Any help with 2nd Kernel Panic After Migration?
We have had two kernel panics and/or CPU stalls (are they the same or different, I dunno.) since our forced migration to a new server a couple months ago. Before that, our system had been stable since the famous Christmas 2015 incident. Linode Support was unable to provide guidance, so I'm reaching out to the community in hopes of finding some answers.
Unfortunately, I'm a newbie on the server side of things so have no idea what could cause such issues. Can anyone provide some guidance on what I can do to traceback what may have been the cause or otherwise help me in preventing panics from happening again?
FWIW, we are running a basic LAMP stack with Apache 2.2, PHP 7.2 and MySQL 5.5 on Centos 6.8.
6 Replies
A kernel panic can be caused by a multitude of factors. By definition, it is a safety precaution that is taken by your OS's kernel when it detects a fatal error that it is unable to recover from safely or it determines that if the system continues to run it would risk major data loss.
The kernel panic typically happens during a boot job, which why it can happen during a migration. The reason is that in order to migrate your Linode, it needs to be shut down and then rebooted on the new host.
Most of the time when you see a Kernel Panic in your console log it'll indicate to you what caused it. You can access your console log by using LISH. When you see the kernel panic listed in that console, it may look something like this (and this is just one example of what you could find there):
Kernel panic - not syncing: No working init found.
You'll see that it gives you the cause of the kernel panic. The best resources would be searching for the error online or reaching out to support. We may not be able to fix it for you, but we can usually point you in the right direction.
Preventing a kernel panic is not an exact science, because they can be caused by so many factors. Some things you can do to defend against them are:
Make sure that your distribution and your applications are always up to date.

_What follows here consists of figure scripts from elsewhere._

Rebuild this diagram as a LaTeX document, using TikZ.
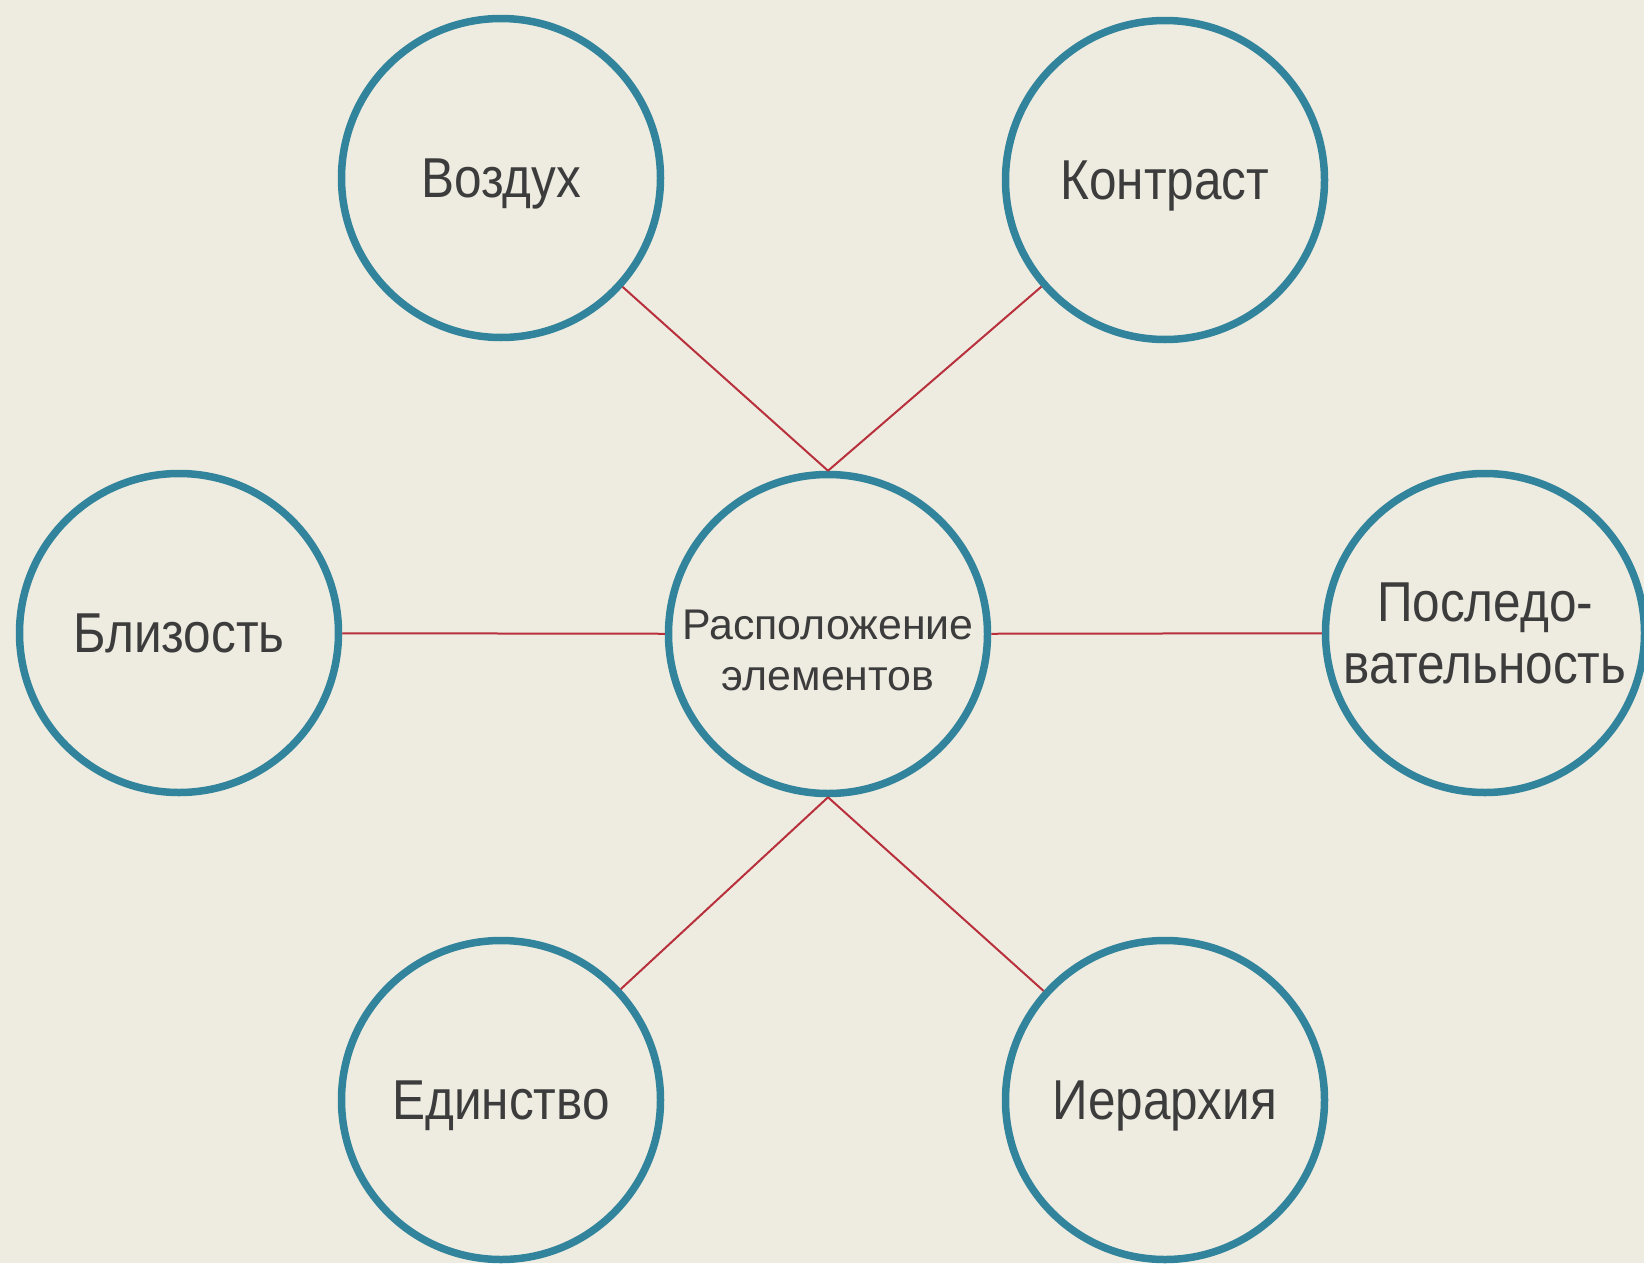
\documentclass[tikz,border=0pt]{standalone}
\usepackage{fontspec}
\setmainfont{Liberation Sans}
\newfontfamily\narrowsans[FakeStretch=0.88]{Liberation Sans}
\definecolor{bgcol}{HTML}{EEECE1}
\definecolor{ringcol}{HTML}{31849B}
\definecolor{linkcol}{HTML}{B8303C}
\definecolor{txtcol}{HTML}{3C3C3C}
\tikzstyle{topic}=[circle,draw=ringcol,line width=0.75mm,minimum size=3.19cm,inner sep=0pt,text=txtcol,align=center,text depth=0pt,font=\narrowsans\fontsize{16}{17.5}\selectfont]
\tikzstyle{hubtext}=[text=txtcol,align=center,font=\fontsize{12.2}{14.5}\selectfont]
\tikzstyle{link}=[draw=linkcol,line width=0.2mm]

\begin{document}
\begin{tikzpicture}[x=0.1mm,y=-0.1mm]
    \useasboundingbox (0,0) rectangle (1644,1263);
    \fill[bgcol] (0,0) rectangle (1644,1263);
    \node[topic] (vozd)  at (501,178)  {Воздух};
    \node[topic] (kontr) at (1165,180) {Контраст};
    \node[topic] (bliz)  at (179,633)  {Близость};
    \node[topic,label={[hubtext,yshift=-1.6mm]center:Расположение\\элементов}] (hub) at (828,634) {};
    \node[topic] (posl)  at (1485,633) {Последо-\\вательность};
    \node[topic] (edin)  at (501,1100) {Единство};
    \node[topic] (ierar) at (1165,1100) {Иерархия};

    \foreach \from/\to in {vozd/hub.north,kontr/hub.north,bliz/hub,hub/posl,edin/hub.south,ierar/hub.south}
    \draw[link] (\from) -- (\to);
\end{tikzpicture}
\end{document}
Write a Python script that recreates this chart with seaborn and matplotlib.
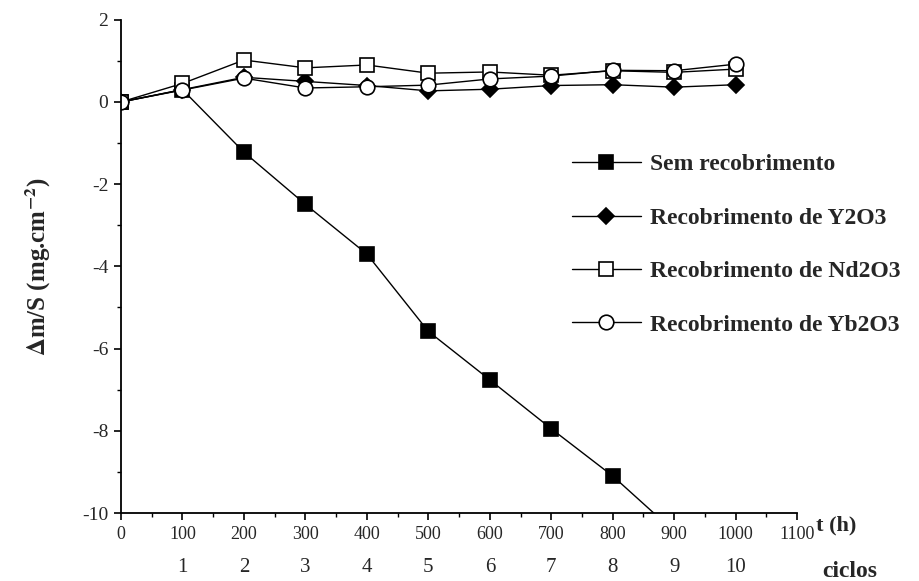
import matplotlib
matplotlib.use("Agg")
import matplotlib.pyplot as plt
import seaborn as sns
import pandas as pd
from matplotlib.ticker import MultipleLocator
from matplotlib.lines import Line2D

t_h = [0, 100, 200, 300, 400, 500, 600, 700, 800, 900, 1000]
sem_t = [0, 100, 200, 300, 400, 500, 600, 700, 800, 900]
sem_recob = [0.0, 0.3, -1.22, -2.49, -3.7, -5.58, -6.76, -7.95, -9.1, -10.45]
y2o3 = [0.0, 0.3, 0.6, 0.5, 0.4, 0.27, 0.31, 0.4, 0.42, 0.36, 0.42]
nd2o3 = [0.0, 0.45, 1.02, 0.83, 0.9, 0.7, 0.73, 0.65, 0.76, 0.72, 0.8]
yb2o3 = [0.0, 0.29, 0.58, 0.34, 0.37, 0.41, 0.56, 0.63, 0.77, 0.76, 0.92]
labels = ["Sem recobrimento", "Recobrimento de Y2O3", "Recobrimento de Nd2O3",
          "Recobrimento de Yb2O3"]
cycles = ["1", "2", "3", "4", "5", "6", "7", "8", "9", "10"]
cycle_pos = [100, 200, 300, 400, 500, 600, 700, 800, 900, 1000]

sns.set_theme(style="ticks")
plt.rcParams['font.family'] = ['Liberation Serif', 'DejaVu Serif']
plt.rcParams['mathtext.fontset'] = 'stix'
plt.rcParams['axes.unicode_minus'] = False

fig = plt.figure(figsize=(9.2, 5.81), dpi=100)
ax = fig.add_axes([0.1315, 0.117, 0.735, 0.849])

series = [
    (sem_t, sem_recob, dict(marker="s", markerfacecolor="black")),
    (t_h, y2o3, dict(marker="D", markerfacecolor="black", markersize=8.5)),
    (t_h, nd2o3, dict(marker="s", markerfacecolor="white")),
    (t_h, yb2o3, dict(marker="o", markerfacecolor="white")),
]
handles = []
for (x, y, kw), lab in zip(series, labels):
    df = pd.DataFrame({"t": x, "v": y})
    opts = dict(markersize=10.5, markeredgecolor="black", markeredgewidth=1.2)
    opts.update(kw)
    sns.lineplot(data=df, x="t", y="v", ax=ax, color="black", linewidth=1.0,
                 **opts)
    handles.append(Line2D([], [], color="black", linewidth=1.0, **opts))

ax.set_xlim(0, 1100)
ax.set_ylim(-10, 2)
ax.xaxis.set_major_locator(MultipleLocator(100))
ax.xaxis.set_minor_locator(MultipleLocator(50))
ax.yaxis.set_major_locator(MultipleLocator(2))
ax.yaxis.set_minor_locator(MultipleLocator(1))
ax.tick_params(which="major", direction="out", length=5, width=1.2,
               labelsize=14, color="black", pad=4)
ax.tick_params(axis="x", which="major", labelsize=13)
ax.tick_params(which="minor", direction="out", length=3, width=1.0,
               color="black")
for s in ["top", "right"]:
    ax.spines[s].set_visible(False)
for s in ["left", "bottom"]:
    ax.spines[s].set_linewidth(1.3)
    ax.spines[s].set_color("black")

ax.set_xlabel("")
ax.set_ylabel(r"$\mathbf{\Delta}$m/S (mg.cm$^{\mathbf{-2}}$)", fontsize=18,
              fontweight="bold")
ax.yaxis.set_label_coords(-0.1, 0.5)

trans = ax.get_xaxis_transform()
for p, c in zip(cycle_pos, cycles):
    ax.text(p, -0.11, c, transform=trans, ha="center", va="center",
            fontsize=15)
ax.text(1130, -0.025, "t (h)", transform=trans, ha="left", va="center",
        fontsize=16, fontweight="bold")
ax.text(1140, -0.118, "ciclos", transform=trans, ha="left", va="center",
        fontsize=17, fontweight="bold")

leg = fig.legend(handles, labels, loc="upper left",
                 bbox_to_anchor=(0.622, 0.735), frameon=False,
                 prop={"weight": "bold", "size": 17, "family": "Liberation Serif"},
                 handlelength=2.9, labelspacing=1.35, handletextpad=0.4,
                 borderaxespad=0, borderpad=0)

fig.savefig("out.png", dpi=100)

Run a periodic file system check from Rescue Mode
Run periodic scans of your system for malware. We have a guide on using ClamAV
We have documentation in our library that pertains to your Linode's kernel that you might want to check out as well:
Unfortunately when we went to the console, we just saw a lot of scrolling stuff that I'm unable to interpret. The cause was not visible, and had likely long scrolled away. Here is a screenshot: https://imgur.com/a/k4OdKHN.
We do keep things up to date as much as possible, including our kernel version and our associated software. I'll do a ClamAV scan if I'm able. Unfortunately, this is a production server so doing a file system check in rescue mode isn't really possible until we move off the server.
Redacted, I figured out answer to question in this post. Still have no idea what is causing issue nor where to look. It seems there is no log file made for these issues.
I've tried installing kdump to try to track the crashes per the directions at https://www.thegeekdiary.com/centos-rhel-6-how-to-configure-kdump/ but it does not seem to be running. When booting my Linode, does it look at the grub.conf file or is there some other alternative I should be using to install kdump?
Uhh.. sorry if this is off base or stupid but have you tried dmesg / also ? You can pipe dmesg it into less or into something like pastebinit to see results if there is some scrolling problems? Just what popped into my head when I saw this thread - don't shoot the messenger :)
PS: There is also a description of a system recovery technique here if it may be of any use to you but it just really basic guideline of a procedure and would need researched the commands to use.
And you might have also a
/var/log/boot.log
hth
Jake
Thanks Jake. Unfortunately, those tools only seem to show information from bootup time. Our issue is occuring after the server has been up for a couple weeks. Thus, after rebooting from the CPU Stall or whatever is happening, all debugging information is gone. I need something that could help us track down what is causing the CPU stall in the first place. I was hoping kdump would help us with that the next time it happens.
Unfortunately, we have absolutely no access to the server when this happens other than to log on to weblish and view all the scrolling messages. The only way to get out of it is to reboot, and the reboot doesn't happen for approximately 5 minutes after pressing the button. I've heard this is because it tries to do clean reboots, and then finally gives up and essentially pulls the plug to reboot.